Hello Andrew!
Sunday February 17 2002, [EMAIL PROTECTED] (Andrew M. Bishop) wrote:
>> when I read that WWWOFFLE 2.7 is now available, I was glad to finally
>> get rid of the Purge-bug that had required regular manual intervention.
> I don't know which bug you are refering to, but I am glad that the new
> version fixed if for you.
In the announcement, one point was "Fixed purge bug with purge min-free
option". I guess that was the one I was seeing, because I am using the
min-free option.
Here, wwwoffle -purge is called once a day in a cron job, and some day
I noticed that there was a "WWWOFFLE Purge" in the syslog, but no
"WWWOFFLE Purge finished". Redirecting the screen output of wwwoffle
to a file showed that the purge was aborting somewhere in the first half
of the process, before the age profile is displayed.

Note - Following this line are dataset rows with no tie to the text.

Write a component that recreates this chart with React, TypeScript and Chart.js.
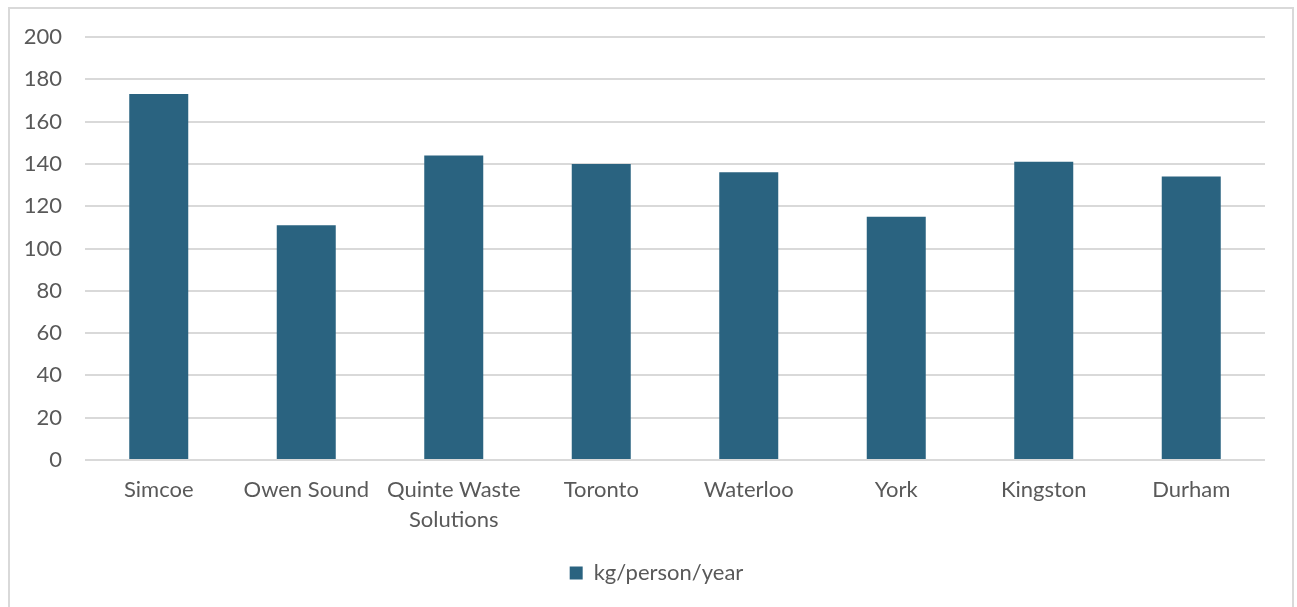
import React, { useEffect, useRef } from "react";
import { Chart, registerables } from "chart.js";

Chart.register(...registerables);

const categories: (string | string[])[] = [
  "Simcoe",
  "Owen Sound",
  ["Quinte Waste", "Solutions"],
  "Toronto",
  "Waterloo",
  "York",
  "Kingston",
  "Durham",
];
const seriesLabel = "kg/person/year";
const values = [173, 111, 144, 140, 136, 115, 141, 134];
const yTicks = [0, 20, 40, 60, 80, 100, 120, 140, 160, 180, 200];

const BAR_COLOR = "#2A6380";
const TEXT_COLOR = "#595959";
const GRID_COLOR = "#D9D9D9";
const FONT = "Lato, 'Open Sans', sans-serif";

const legendShift = {
  id: "legendShift",
  afterLayout(chart: any) {
    const lg = chart.legend;
    if (lg) {
      lg.left += 19;
      lg.right += 19;
    }
  },
};

export default function App() {
  const canvasRef = useRef<HTMLCanvasElement | null>(null);

  useEffect(() => {
    document.body.style.margin = "0";
    document.body.style.overflow = "hidden";
    const ctx = canvasRef.current;
    if (!ctx) return;
    const chart = new Chart(ctx, {
      type: "bar",
      data: {
        labels: categories,
        datasets: [
          {
            label: seriesLabel,
            data: values,
            backgroundColor: BAR_COLOR,
            borderWidth: 0,
            barPercentage: 0.4,
            categoryPercentage: 1,
          },
        ],
      },
      plugins: [legendShift],
      options: {
        animation: false,
        responsive: false,
        maintainAspectRatio: false,
        layout: { padding: { left: 0, right: 27, top: 28, bottom: 13 } },
        plugins: {
          tooltip: { enabled: false },
          legend: {
            position: "bottom",
            labels: {
              color: TEXT_COLOR,
              font: { family: FONT, size: 22 },
              boxWidth: 13,
              boxHeight: 13,
              padding: 10,
            },
          },
        },
        scales: {
          x: {
            grid: { display: false, drawTicks: false },
            border: { display: false },
            ticks: {
              color: TEXT_COLOR,
              font: { family: FONT, size: 22, lineHeight: 1.36 },
              padding: 15,
              maxRotation: 0,
              autoSkip: false,
            },
            afterFit: (s: any) => {
              s.height = 92;
              s.paddingLeft = 0;
              s.paddingRight = 0;
            },
          },
          y: {
            min: 0,
            max: 200,
            afterBuildTicks: (s: any) => {
              s.ticks = yTicks.map((v) => ({ value: v }));
            },
            grid: { color: GRID_COLOR, lineWidth: 2, drawTicks: false },
            border: { display: false },
            ticks: {
              color: TEXT_COLOR,
              font: { family: FONT, size: 22 },
              padding: 23,
            },
            afterFit: (s: any) => {
              s.width = 75;
              s.paddingTop = 0;
              s.paddingBottom = 0;
            },
          },
        },
      },
    });
    return () => chart.destroy();
  }, []);

  return (
    <div
      style={{
        position: "absolute",
        left: 8,
        top: 7,
        width: 1286,
        height: 620,
        boxSizing: "border-box",
        border: "2px solid #D9D9D9",
        background: "#fff",
      }}
    >
      <canvas
        ref={canvasRef}
        width={1282}
        height={598}
        style={{ position: "absolute", left: 0, top: 0, width: 1282, height: 598 }}
      />
    </div>
  );
}
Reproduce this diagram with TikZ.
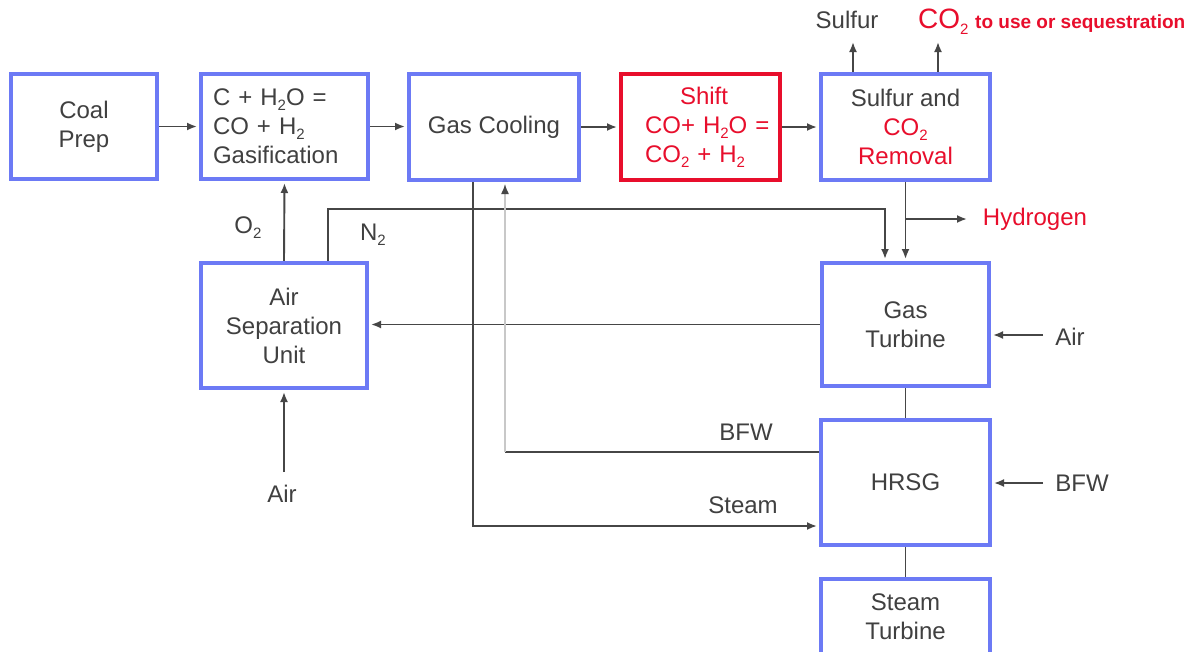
\documentclass[tikz,border=0pt]{standalone}
\usepackage{fontspec}
\setmainfont{Liberation Sans}
\usetikzlibrary{arrows.meta,backgrounds}
\definecolor{boxblue}{RGB}{108,122,245}
\definecolor{hired}{RGB}{232,14,44}
\definecolor{txtgray}{RGB}{64,64,64}
\definecolor{lngray}{RGB}{70,70,70}
\definecolor{ltgray}{RGB}{200,200,200}
\newcommand\lowsub[1]{\raisebox{-0.4ex}{\fontsize{15}{15}\selectfont #1}}
\begin{document}
\begin{tikzpicture}[x=1pt,y=-1pt,
  font=\fontsize{24}{29}\selectfont, text=txtgray,
  box/.style={draw=boxblue, line width=4pt, fill=white, align=center, inner sep=2pt},
  redbox/.style={box, draw=hired, text=hired},
  arr/.style={draw=lngray, line width=1.9pt, -{Latex[length=10pt,width=8pt]}},
  arrin/.style={arr, shorten >=2pt},
  plain/.style={draw=lngray, line width=1.9pt},
  lightarr/.style={draw=ltgray, line width=1.4pt, shorten >=2pt, -{Latex[length=10pt,width=8pt,color=lngray]}},
  lbl/.style={inner sep=0pt}]
\useasboundingbox (0,0) rectangle (1192,651);
\clip (0,0) rectangle (1192,651);

% boxes
\node[box, minimum width=146pt, minimum height=105pt] (coal) at (84,126.5) {Coal\\Prep};
\node[box, minimum width=167pt, minimum height=105pt, text width=143pt, inner xsep=12pt, align=left] (gasif) at (284.5,126.5) {C + H\lowsub{2}O =\\CO + H\lowsub{2}\\Gasification};
\node[box, minimum width=170pt, minimum height=106pt] (cool) at (494,127) {Gas Cooling};
\node[redbox, minimum width=159pt, minimum height=106pt, text width=111pt, inner xsep=24pt, align=left] (shift) at (700.5,127) {\hspace*{35pt}Shift\\\mbox{CO+ H\lowsub{2}O =}\\\mbox{CO\lowsub{2} + H\lowsub{2}}};
\node[box, minimum width=169pt, minimum height=106pt] (sulf) at (905.5,127) {Sulfur and\\\textcolor{hired}{CO\lowsub{2}}\\\textcolor{hired}{Removal}};
\node[box, minimum width=167pt, minimum height=123pt] (gt) at (905.5,324.5) {Gas\\Turbine};
\node[box, minimum width=169pt, minimum height=125pt] (hrsg) at (905.5,482.5) {HRSG};
\node[box, minimum width=169pt, minimum height=76pt] (st) at (905.5,617) {Steam\\Turbine};
\node[box, minimum width=166pt, minimum height=125pt] (asu) at (284,325.5) {Air\\Separation\\Unit};

% labels
\node[lbl] (lsulfur) at (847,20) {Sulfur};
\node[lbl, anchor=west, text=hired] (lco2) at (918,22) {{\fontsize{28}{30}\selectfont CO\lowsub{2}} {\fontsize{19}{22}\selectfont\bfseries to use or sequestration}};
\node[lbl, text=hired] (lh2) at (1035,219) {Hydrogen};
\node[lbl] (lo2) at (248,228) {O\lowsub{2}};
\node[lbl] (ln2) at (373,235) {N\lowsub{2}};
\node[lbl] (lbfw1) at (746,432) {BFW};
\node[lbl] (lsteam) at (743,505) {Steam};
\node[lbl] (lairgt) at (1070,337) {Air};
\node[lbl] (lbfw2) at (1082,483) {BFW};
\node[lbl] (lairasu) at (282,494) {Air};

% free ends and corners
\coordinate (sulfup) at (853,42);
\coordinate (co2up) at (938,42);
\coordinate (n2corner) at (328,209);
\coordinate (n2turn) at (885,209);
\coordinate (h2j) at (906,219);
\coordinate (h2end) at (967,219);
\coordinate (airgtin) at (1043,335);
\coordinate (bfwin) at (1043,483);
\coordinate (airasuin) at (284,472);
\coordinate (steamx) at (473,526);
\coordinate (bfwx) at (505,452);

\begin{pgfonlayer}{background}
\fill[white] (0,0) rectangle (1192,651);
\draw[arrin] (coal.east) -- (coal.east -| gasif.west);
\draw[arrin] (gasif.east) -- (gasif.east -| cool.west);
\draw[arrin] (cool.east) -- (cool.east -| shift.west);
\draw[arrin] (shift.east) -- (shift.east -| sulf.west);
\draw[arr] (sulf.north -| sulfup) -- (sulfup);
\draw[arr] (sulf.north -| co2up) -- (co2up);
\draw[arrin] (sulf.south) -- (gt.north);
\draw[arr] (h2j) -- (h2end);
\draw[arrin] (asu.north) -- (gasif.south);
\draw[arrin] (asu.north -| n2corner) -- (n2corner) -- (n2turn) -- (gt.north -| n2turn);
\draw[arrin] (gt.west) -- (gt.west -| asu.east);
\draw[plain] (gt.south) -- (hrsg.north);
\draw[plain] (hrsg.south) -- (st.north);
\draw[arrin] (airgtin) -- (airgtin -| gt.east);
\draw[arrin] (bfwin) -- (bfwin -| hrsg.east);
\draw[arrin] (airasuin) -- (asu.south);
\draw[arrin] (cool.south -| steamx) -- (steamx) -- (steamx -| hrsg.west);
\draw[plain] (bfwx -| hrsg.west) -- (bfwx);
\draw[lightarr] (bfwx) -- (cool.south -| bfwx);
\end{pgfonlayer}
\end{tikzpicture}
\end{document}
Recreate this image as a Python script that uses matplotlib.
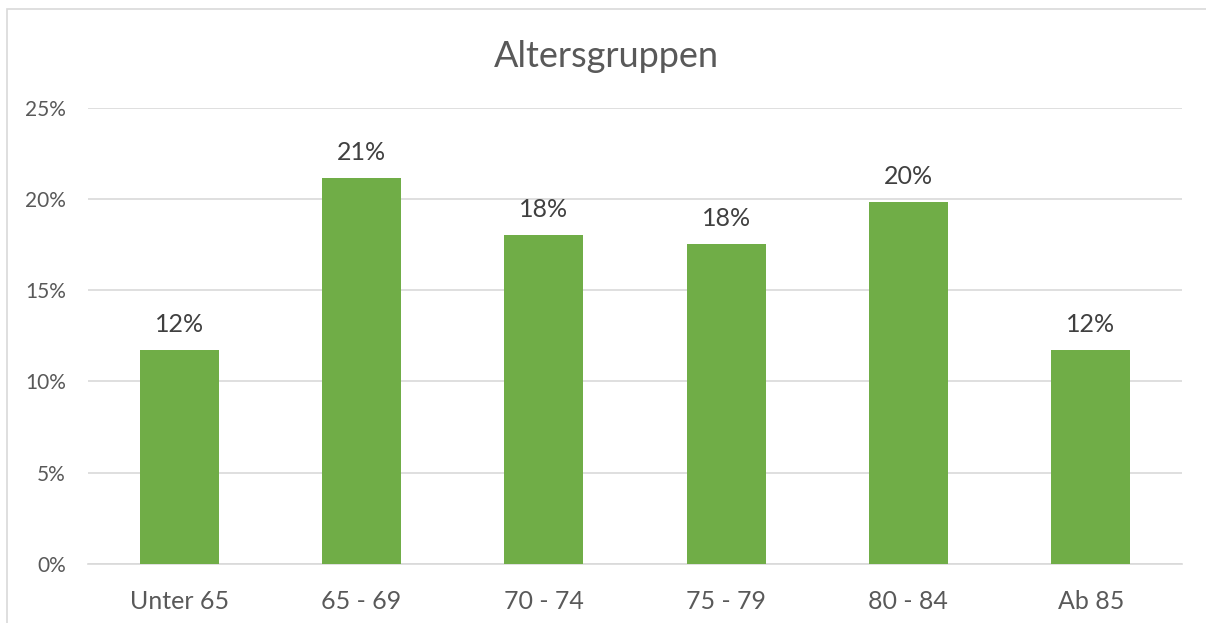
import matplotlib.pyplot as plt
from matplotlib.patches import Rectangle
from matplotlib.ticker import PercentFormatter

# data
categories = ['Unter 65', '65 - 69', '70 - 74', '75 - 79', '80 - 84', 'Ab 85']
shares = [11.7, 21.16, 18.0, 17.54, 19.81, 11.7]
labels = ['12%', '21%', '18%', '18%', '20%', '12%']

plt.rcParams['font.family'] = ['Lato', 'DejaVu Sans']

fig = plt.figure(figsize=(12.06, 6.23), dpi=100)
ax = fig.add_axes([0.073, 0.0947, 0.907, 0.7327])

x = range(len(categories))
bars = ax.bar(x, shares, width=0.433, color='#70AD47', zorder=3)

for b, lab in zip(bars, labels):
    ax.annotate(lab, (b.get_x() + b.get_width() / 2, b.get_height()),
                xytext=(0, 10), textcoords='offset points',
                ha='center', va='bottom', fontsize=18, color='#404040')

ax.set_xlim(-0.5, len(categories) - 0.5)
ax.set_ylim(0, 25)
ax.set_yticks([0, 5, 10, 15, 20, 25])
ax.yaxis.set_major_formatter(PercentFormatter(decimals=0))
ax.set_xticks(list(x))
ax.set_xticklabels(categories)

ax.grid(axis='y', color='#D9D9D9', linewidth=1.2, zorder=0)
for s in ['top', 'right', 'left']:
    ax.spines[s].set_visible(False)
ax.spines['bottom'].set_color('#D9D9D9')
ax.spines['bottom'].set_linewidth(1.2)

ax.tick_params(axis='y', length=0, pad=16, labelsize=15, labelcolor='#595959')
ax.tick_params(axis='x', length=0, pad=19, labelsize=18, labelcolor='#595959')

fig.text(0.503, 0.91, 'Altersgruppen', ha='center', va='center',
         fontsize=26, color='#595959')

# outer chart border (cropped on right and bottom)
fig.patches.append(Rectangle((7 / 1206, -0.1), 1.2, 1 - 9 / 623 + 0.1,
                             transform=fig.transFigure, fill=False,
                             edgecolor='#D9D9D9', linewidth=1.2))

fig.savefig('out.png', dpi=100)
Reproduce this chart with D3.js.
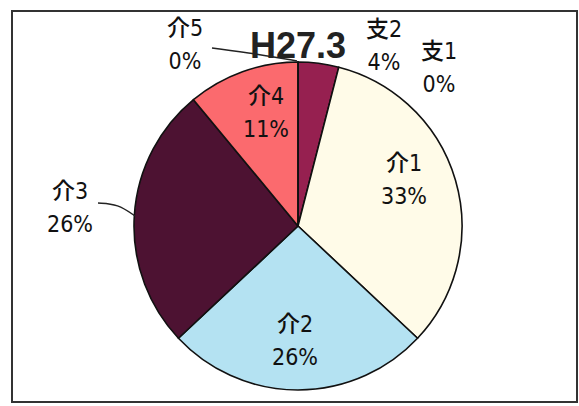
<!DOCTYPE html>
<html>
<head>
<meta charset="utf-8">
<script src="https://cdn.jsdelivr.net/npm/d3@7"></script>
<style>
  body { margin: 0; background: #fff; }
  text { font-family: "Liberation Sans Narrow", "DejaVu Sans Condensed", "Noto Sans CJK JP", sans-serif; fill: #111; }
</style>
</head>
<body>
<svg id="chart" width="579" height="406"></svg>
<script>
// Données
const categories = ["支1", "支2", "介1", "介2", "介3", "介4", "介5"];
const values = [0, 4, 33, 26, 26, 11, 0];
const colors = ["#f2e6a0", "#962050", "#fffbe8", "#b4e2f2", "#4d1232", "#fb6a6e", "#2a1020"];
const title = "H27.3";

// Position des étiquettes (centre du bloc, relatif au centre du camembert)
const labelOffsets = {
    "支1": [141, -161],
    "支2": [86, -183],
    "介1": [106, -49],
    "介2": [-3, 112],
    "介3": [-228, -21],
    "介4": [-32, -116],
    "介5": [-113, -184]
};

const svg = d3.select("#chart");
const cx = 298, cy = 226, r = 164;

// Cadre
svg.append("rect")
    .attr("x", 12).attr("y", 11)
    .attr("width", 565).attr("height", 391)
    .attr("fill", "none")
    .attr("stroke", "#333")
    .attr("stroke-width", 2);

const data = categories.map((c, i) => ({name: c, value: values[i], color: colors[i]}));

const pie = d3.pie().sort(null).value(d => d.value);
const arc = d3.arc().innerRadius(0).outerRadius(r);

const g = svg.append("g").attr("transform", `translate(${cx},${cy})`);

g.selectAll("path")
    .data(pie(data))
    .enter()
    .append("path")
    .attr("d", arc)
    .attr("fill", d => d.data.color)
    .attr("stroke", "#111")
    .attr("stroke-width", 1.6)
    .attr("stroke-linejoin", "round");

// Lignes de rappel (介5 et 介3)
g.append("path")
    .attr("d", d3.line().curve(d3.curveBasis)([[-86, -178], [-40, -172], [-1, -165]]))
    .attr("fill", "none").attr("stroke", "#222").attr("stroke-width", 1.5);
g.append("path")
    .attr("d", d3.line().curve(d3.curveBasis)([[-200, -23], [-180, -22], [-163, -10]]))
    .attr("fill", "none").attr("stroke", "#222").attr("stroke-width", 1.5);

// Titre
svg.append("text")
    .attr("x", cx).attr("y", 58)
    .attr("text-anchor", "middle")
    .style("font-family", "'Liberation Sans', Arial, sans-serif")
    .style("font-weight", "bold")
    .style("font-size", "36px")
    .style("fill", "#222")
    .text(title);

// Étiquettes
const labels = svg.selectAll(".lbl")
    .data(data)
    .enter()
    .append("text")
    .attr("class", "lbl")
    .attr("text-anchor", "middle")
    .attr("x", d => cx + labelOffsets[d.name][0])
    .attr("y", d => cy + labelOffsets[d.name][1]);

labels.append("tspan")
    .attr("dy", -6)
    .style("font-size", "23px")
    .style("font-weight", "500")
    .style("font-family", "'Noto Sans CJK JP', sans-serif")
    .text(d => d.name.slice(0, 1));
labels.append("tspan")
    .style("font-size", "23px")
    .text(d => d.name.slice(1));
labels.append("tspan")
    .attr("x", d => cx + labelOffsets[d.name][0])
    .attr("dy", 33)
    .style("font-size", "23px")
    .text(d => d.value + "%");
</script>
</body>
</html>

When running wwwoffle -purge manually, it sometimes went through without
any problem.
I never reported this here because I just couldn't put my finger on a
possible reason. I hadn't thought of trying -d 6, though.
But, as I said, this seems to be fixed now.
> In the WWWOFFLE code there are three places where the 304 error code
> can be generated for a reply. [...]
As I already told you off-list, I found out that it is the one in line
1729 of wwwoffles.c that is giving me these problems.
Commenting out the lines 1727 through 1734 and line 1739 has at least
allowed me to use WWWOFFLE at all. And since I don't use a large browser
cache anyway, the speed loss doesn't hit me very hard.
> I don't see any way that the reply that you get can be generated by
> WWWOFFLE for the input that you give.
Hum, maybe if I show your statement to my installation of WWWOFFLE... ;-)
No, seriously, unfortunately it /does/ happen.
> I have tried it on some example pages and I don't see the problem.
The problem seems to be system, not page related, it happened with all
pages here.
Since John and TonyC have reported the same problem, it may be helpful
to find out what our systems have in common that yours doesn't. If
there's anything I can look up or try out, just let me know.
(Argh. I thought I had it narrowed down to a configuration problem by
using the one from the distribution archive, but it seems that it was
just the request-changed and request-changed-once options that prevented
WWWOFFLE from even trying to get the pages again. What would be the
absolute minimum config I could use to try again?
My settings here are request-changed=0 and request-changed-once=no, BTW.)
> The best that I can suggest is that you run the test again, but with
> the highest level of debugging enabled 'wwwoffled -d 6 -c wwwoffle.conf'.
> This will show you the full headers of the request and reply.
I've mailed the log to you off-list, but as I said, it didn't give me any
information I hadn't at least guessed before.
>> [1] BTW, IMVHO the new web pages for editing that are unusable. It takes
>> far too many clicks to get to and change the setting I want. I found
>> the old page far easier to use.
> If you prefered the old page then you are probably somebody who could
> edit the configuration file manually.
That's what I'm resorting to now. But that is far more troublesome for
me. Before, I could just get the Config Edit Page from my bookmarks,
scroll to the desired section (easy to find because comments and entry
fields look different), make the change, click Update, click Reread
Config and be done.
Now I have to log into my Linux box, become root, open wwwoffle.conf in
an editor, locate the section (more difficult because everything looks
the same[1]), make the change, save the file, call wwwoffle -config, exit
the root shell and log out. This takes far longer for me.
[1] Yes, I know this sounds stupid. I am a great fan of textmode editors
myself, but in this case I have a real problem.
> The new web pages have advantages:
I do believe you that the new pages are a great improvement for people
who feel uncomfortable editing config files directly or for new users
who don't know the config keywords. And they look like you put quite a
deal of work into them.
But what I don't understand is why you took out the old page. It was
perfect for me, certainly for others too, and I don't believe it would
have clashed with the new pages in any way.